<<<<

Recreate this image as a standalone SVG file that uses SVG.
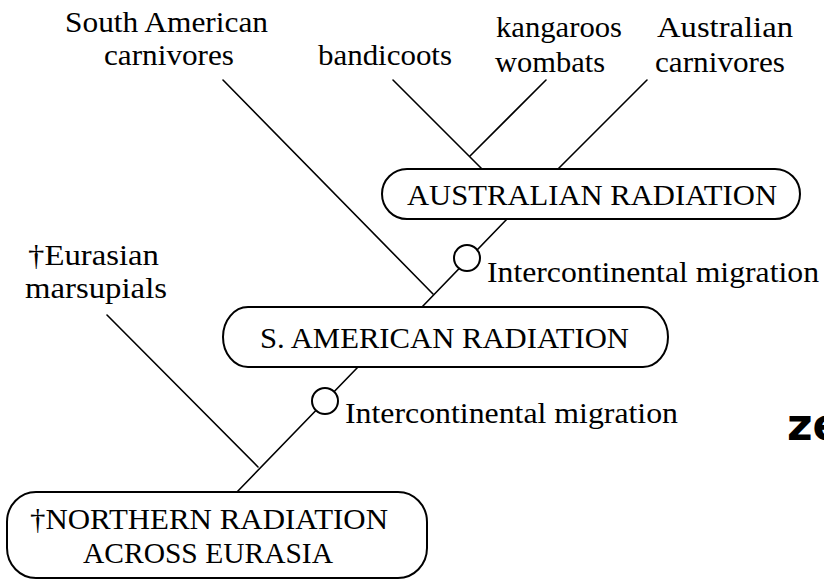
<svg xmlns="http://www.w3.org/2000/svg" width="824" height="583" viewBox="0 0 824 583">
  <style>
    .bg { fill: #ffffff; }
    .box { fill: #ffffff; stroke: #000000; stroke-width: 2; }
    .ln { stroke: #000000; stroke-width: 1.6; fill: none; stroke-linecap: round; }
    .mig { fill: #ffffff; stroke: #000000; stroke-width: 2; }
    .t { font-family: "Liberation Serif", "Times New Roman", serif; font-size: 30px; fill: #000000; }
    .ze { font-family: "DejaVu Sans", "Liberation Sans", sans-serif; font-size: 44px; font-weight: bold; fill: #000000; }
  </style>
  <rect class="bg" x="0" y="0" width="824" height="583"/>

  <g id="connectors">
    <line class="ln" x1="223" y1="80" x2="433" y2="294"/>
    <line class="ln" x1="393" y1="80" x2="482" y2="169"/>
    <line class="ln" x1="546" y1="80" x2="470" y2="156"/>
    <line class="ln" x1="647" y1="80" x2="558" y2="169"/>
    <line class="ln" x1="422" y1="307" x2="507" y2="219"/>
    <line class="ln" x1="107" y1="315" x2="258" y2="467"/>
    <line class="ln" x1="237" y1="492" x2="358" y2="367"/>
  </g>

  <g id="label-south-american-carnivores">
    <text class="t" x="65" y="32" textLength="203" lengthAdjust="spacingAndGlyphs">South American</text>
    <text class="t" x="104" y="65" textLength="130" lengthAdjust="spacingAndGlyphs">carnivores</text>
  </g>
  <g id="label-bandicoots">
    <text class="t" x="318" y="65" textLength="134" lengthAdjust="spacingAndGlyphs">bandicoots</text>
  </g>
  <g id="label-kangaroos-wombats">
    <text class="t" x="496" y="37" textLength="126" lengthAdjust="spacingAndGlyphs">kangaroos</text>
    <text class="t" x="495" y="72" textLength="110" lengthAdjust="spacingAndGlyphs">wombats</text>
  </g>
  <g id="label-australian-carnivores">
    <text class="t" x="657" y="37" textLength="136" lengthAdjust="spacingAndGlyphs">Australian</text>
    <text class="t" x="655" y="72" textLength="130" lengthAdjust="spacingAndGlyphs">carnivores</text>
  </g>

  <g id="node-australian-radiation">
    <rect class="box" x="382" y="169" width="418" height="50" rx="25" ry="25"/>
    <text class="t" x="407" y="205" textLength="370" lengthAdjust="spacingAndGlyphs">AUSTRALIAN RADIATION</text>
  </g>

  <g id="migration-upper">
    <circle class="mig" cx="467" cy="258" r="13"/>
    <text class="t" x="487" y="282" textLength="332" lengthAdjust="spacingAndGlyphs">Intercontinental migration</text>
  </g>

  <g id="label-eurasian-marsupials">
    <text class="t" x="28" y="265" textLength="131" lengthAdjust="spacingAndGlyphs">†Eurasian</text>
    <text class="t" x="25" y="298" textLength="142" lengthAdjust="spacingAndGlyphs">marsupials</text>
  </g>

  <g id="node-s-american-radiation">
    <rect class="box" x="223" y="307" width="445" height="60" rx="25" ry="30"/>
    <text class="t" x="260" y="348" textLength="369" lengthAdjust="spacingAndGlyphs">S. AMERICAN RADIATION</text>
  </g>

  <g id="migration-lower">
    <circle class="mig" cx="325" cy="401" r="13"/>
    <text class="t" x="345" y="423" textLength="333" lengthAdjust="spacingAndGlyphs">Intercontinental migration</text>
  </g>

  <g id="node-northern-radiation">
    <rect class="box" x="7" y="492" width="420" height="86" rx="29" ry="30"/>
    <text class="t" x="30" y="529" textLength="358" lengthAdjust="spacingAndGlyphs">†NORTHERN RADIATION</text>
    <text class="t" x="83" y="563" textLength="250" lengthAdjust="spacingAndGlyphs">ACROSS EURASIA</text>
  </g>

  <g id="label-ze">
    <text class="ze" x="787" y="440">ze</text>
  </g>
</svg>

>>>>

**Stated exercise:** Reproduce all of the data exactly; the pictures do not belong in the copy.

**Complete output:**
Recreate this image as a standalone SVG file that uses SVG.
<svg xmlns="http://www.w3.org/2000/svg" width="824" height="583" viewBox="0 0 824 583">
  <style>
    .bg { fill: #ffffff; }
    .box { fill: #ffffff; stroke: #000000; stroke-width: 2; }
    .ln { stroke: #000000; stroke-width: 1.6; fill: none; stroke-linecap: round; }
    .mig { fill: #ffffff; stroke: #000000; stroke-width: 2; }
    .t { font-family: "Liberation Serif", "Times New Roman", serif; font-size: 30px; fill: #000000; }
    .ze { font-family: "DejaVu Sans", "Liberation Sans", sans-serif; font-size: 44px; font-weight: bold; fill: #000000; }
  </style>
  <rect class="bg" x="0" y="0" width="824" height="583"/>

  <g id="connectors">
    <line class="ln" x1="223" y1="80" x2="433" y2="294"/>
    <line class="ln" x1="393" y1="80" x2="482" y2="169"/>
    <line class="ln" x1="546" y1="80" x2="470" y2="156"/>
    <line class="ln" x1="647" y1="80" x2="558" y2="169"/>
    <line class="ln" x1="422" y1="307" x2="507" y2="219"/>
    <line class="ln" x1="107" y1="315" x2="258" y2="467"/>
    <line class="ln" x1="237" y1="492" x2="358" y2="367"/>
  </g>

  <g id="label-south-american-carnivores">
    <text class="t" x="65" y="32" textLength="203" lengthAdjust="spacingAndGlyphs">South American</text>
    <text class="t" x="104" y="65" textLength="130" lengthAdjust="spacingAndGlyphs">carnivores</text>
  </g>
  <g id="label-bandicoots">
    <text class="t" x="318" y="65" textLength="134" lengthAdjust="spacingAndGlyphs">bandicoots</text>
  </g>
  <g id="label-kangaroos-wombats">
    <text class="t" x="496" y="37" textLength="126" lengthAdjust="spacingAndGlyphs">kangaroos</text>
    <text class="t" x="495" y="72" textLength="110" lengthAdjust="spacingAndGlyphs">wombats</text>
  </g>
  <g id="label-australian-carnivores">
    <text class="t" x="657" y="37" textLength="136" lengthAdjust="spacingAndGlyphs">Australian</text>
    <text class="t" x="655" y="72" textLength="130" lengthAdjust="spacingAndGlyphs">carnivores</text>
  </g>

  <g id="node-australian-radiation">
    <rect class="box" x="382" y="169" width="418" height="50" rx="25" ry="25"/>
    <text class="t" x="407" y="205" textLength="370" lengthAdjust="spacingAndGlyphs">AUSTRALIAN RADIATION</text>
  </g>

  <g id="migration-upper">
    <circle class="mig" cx="467" cy="258" r="13"/>
    <text class="t" x="487" y="282" textLength="332" lengthAdjust="spacingAndGlyphs">Intercontinental migration</text>
  </g>

  <g id="label-eurasian-marsupials">
    <text class="t" x="28" y="265" textLength="131" lengthAdjust="spacingAndGlyphs">†Eurasian</text>
    <text class="t" x="25" y="298" textLength="142" lengthAdjust="spacingAndGlyphs">marsupials</text>
  </g>

  <g id="node-s-american-radiation">
    <rect class="box" x="223" y="307" width="445" height="60" rx="25" ry="30"/>
    <text class="t" x="260" y="348" textLength="369" lengthAdjust="spacingAndGlyphs">S. AMERICAN RADIATION</text>
  </g>

  <g id="migration-lower">
    <circle class="mig" cx="325" cy="401" r="13"/>
    <text class="t" x="345" y="423" textLength="333" lengthAdjust="spacingAndGlyphs">Intercontinental migration</text>
  </g>

  <g id="node-northern-radiation">
    <rect class="box" x="7" y="492" width="420" height="86" rx="29" ry="30"/>
    <text class="t" x="30" y="529" textLength="358" lengthAdjust="spacingAndGlyphs">†NORTHERN RADIATION</text>
    <text class="t" x="83" y="563" textLength="250" lengthAdjust="spacingAndGlyphs">ACROSS EURASIA</text>
  </g>

  <g id="label-ze">
    <text class="ze" x="787" y="440">ze</text>
  </g>
</svg>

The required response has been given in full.